SME’s Are Losing Out Leaving Cash in the Bank
Small businesses are benefiting from an increase in bank approval rates, according to research from BiZ2Credit. It reports that 25 per cent of SME loan applications at large banks were approved in October.
This is an improvement from the dismal post-recession statistics when the large banks approved only one-tenth of the total SME loan applications they received. Increasing levels of awareness about the range of products and alternative finance providers now mean business owners can make a choice about funders.
The data also shows that entrepreneurs are seeking alternative finance because it’s a faster route to finance and the speed of accessing cash is critical to small business owners. The timescale of an approval is a major factor behind the decision to seek working capital via alternative lenders or credit cards. The Reliant Funding’s “November Small Business Report” indicates that 12 percent of SMEs are aware of alternative lending and have used it with three out of five saying that they chose this method because it provided financing right away.
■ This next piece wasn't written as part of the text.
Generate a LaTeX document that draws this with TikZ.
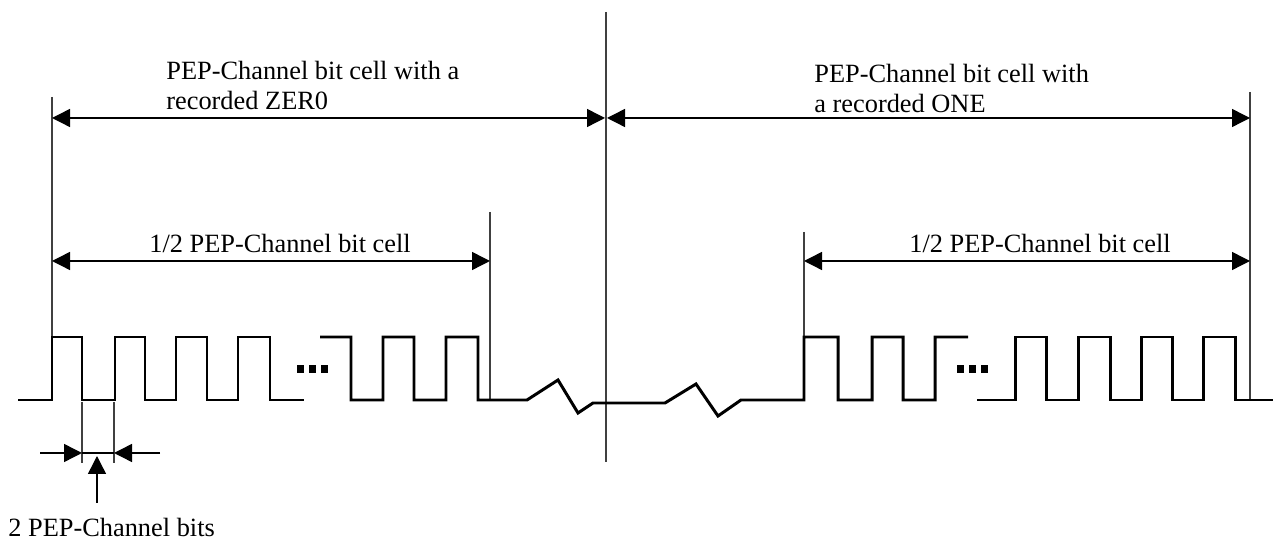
\documentclass[tikz,border=0pt]{standalone}
\usepackage{fontspec}
\setmainfont{Liberation Serif}
\usetikzlibrary{arrows.meta}
\tikzset{
	sig/.style={line width=1.7pt},
	guide/.style={line width=0.6pt,black!75},
	dimarr/.style={line width=0.8pt,{Triangle[length=0.36cm,width=0.36cm]}-{Triangle[length=0.36cm,width=0.36cm]}},
	onearr/.style={line width=0.8pt,-{Triangle[length=0.36cm,width=0.36cm]}},
	lbl/.style={anchor=base west,inner sep=0pt,font=\fontsize{15}{17}\selectfont}
}
\begin{document}
\begin{tikzpicture}[x=0.2mm,y=-0.2mm]
	\useasboundingbox (0,0) rectangle (1274,541);
	% guide lines
	\coordinate (zeroT) at (52,97);   \coordinate (zeroB) at (52,337);
	\coordinate (midT) at (606,12);   \coordinate (midB) at (606,462);
	\coordinate (oneT) at (1250,92);  \coordinate (oneB) at (1250,400);
	\coordinate (halfzT) at (490,212); \coordinate (halfzB) at (490,400);
	\coordinate (halfoT) at (804,232); \coordinate (halfoB) at (804,337);
	\coordinate (bitaT) at (82,402);  \coordinate (bitaB) at (82,463);
	\coordinate (bitbT) at (114,402); \coordinate (bitbB) at (114,463);
	\foreach \a in {zero,mid,one,halfz,halfo,bita,bitb}\draw[guide] (\a T)--(\a B);
	% signal
	\draw[sig] (18,400) -| (52,337) -| (82,400) -| (115,337) -| (145,400) -| (176,337) -| (207,400) -| (238,337) -| (270,400) -- (304,400);
	\draw[sig] (320,337) -| (351,400) -| (383,337) -| (414,400) -| (446,337) -| (478,400) -- (527,400) -- (558,380) -- (578,413) -- (593,403) -- (665,403) -- (696,384) -- (718,416) -- (741,400) -| (804,337) -| (838,400) -| (872,337) -| (903,400) -| (935,337) -- (968,337);
	\draw[sig] (977,400) -| (1015,337) -| (1046,400) -| (1078,337) -| (1110,400) -| (1141,337) -| (1172,400) -| (1203,337) -| (1235,400) -- (1273,400);
	\foreach \x in {297,309,321,957,969,981}\fill (\x,365) rectangle ++(7,8);
	% dimensions
	\coordinate (zeroL) at (52,118);  \coordinate (zeroR) at (605,118);
	\coordinate (oneL) at (607,118);  \coordinate (oneR) at (1250,118);
	\coordinate (hzL) at (52,261);    \coordinate (hzR) at (490,261);
	\coordinate (hoL) at (804,261);   \coordinate (hoR) at (1250,261);
	\draw[dimarr] (zeroL)--(zeroR);
	\draw[dimarr] (oneL)--(oneR);
	\draw[dimarr] (hzL)--(hzR);
	\draw[dimarr] (hoL)--(hoR);
	\coordinate (bitaL) at (40,453);  \coordinate (bitaR) at (82,453);
	\coordinate (bitbR) at (160,453); \coordinate (bitbL) at (114,453);
	\coordinate (bitsB) at (97,503);  \coordinate (bitsT) at (97,456);
	\draw[onearr] (bitaL)--(bitaR);
	\draw[onearr] (bitbR)--(bitbL);
	\draw[line width=0.8pt] (bitaR)--(bitbL);
	\draw[onearr] (bitsB)--(bitsT);
	% labels
	\node[lbl] (zeroA) at (166,80) {PEP-Channel bit cell with a};
	\node[lbl] (zeroB) at (166,110) {recorded ZER0};
	\node[lbl] (oneA) at (814,83) {PEP-Channel bit cell with};
	\node[lbl] (oneB) at (814,113) {a recorded ONE};
	\node[lbl] (halfz) at (149,253) {1/2 PEP-Channel bit cell};
	\node[lbl] (halfo) at (909,253) {1/2 PEP-Channel bit cell};
	\node[lbl] (bits) at (8,537) {2 PEP-Channel bits};
\end{tikzpicture}
\end{document}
The high street Banks are upping their game on digital transformation but many analysts say it is too little too late. Julien Courbe, lead partner for the financial services advisory PwC says “To become a digital business, you need to digitize back-end financial processes, including credit scoring, underwriting, investment management, transaction processing, and claims processing.”
Many of the large banks are looking at digital transformation but changing back office processes is a slow and expensive undertaking because they are hindered by legacy systems. Unless the high street banks evolve quickly their current model is not going to survive transformation and the level of customer expectation that consumers have today. It is essential for banks to provide a faster and more efficient experience and distribution channels for their products.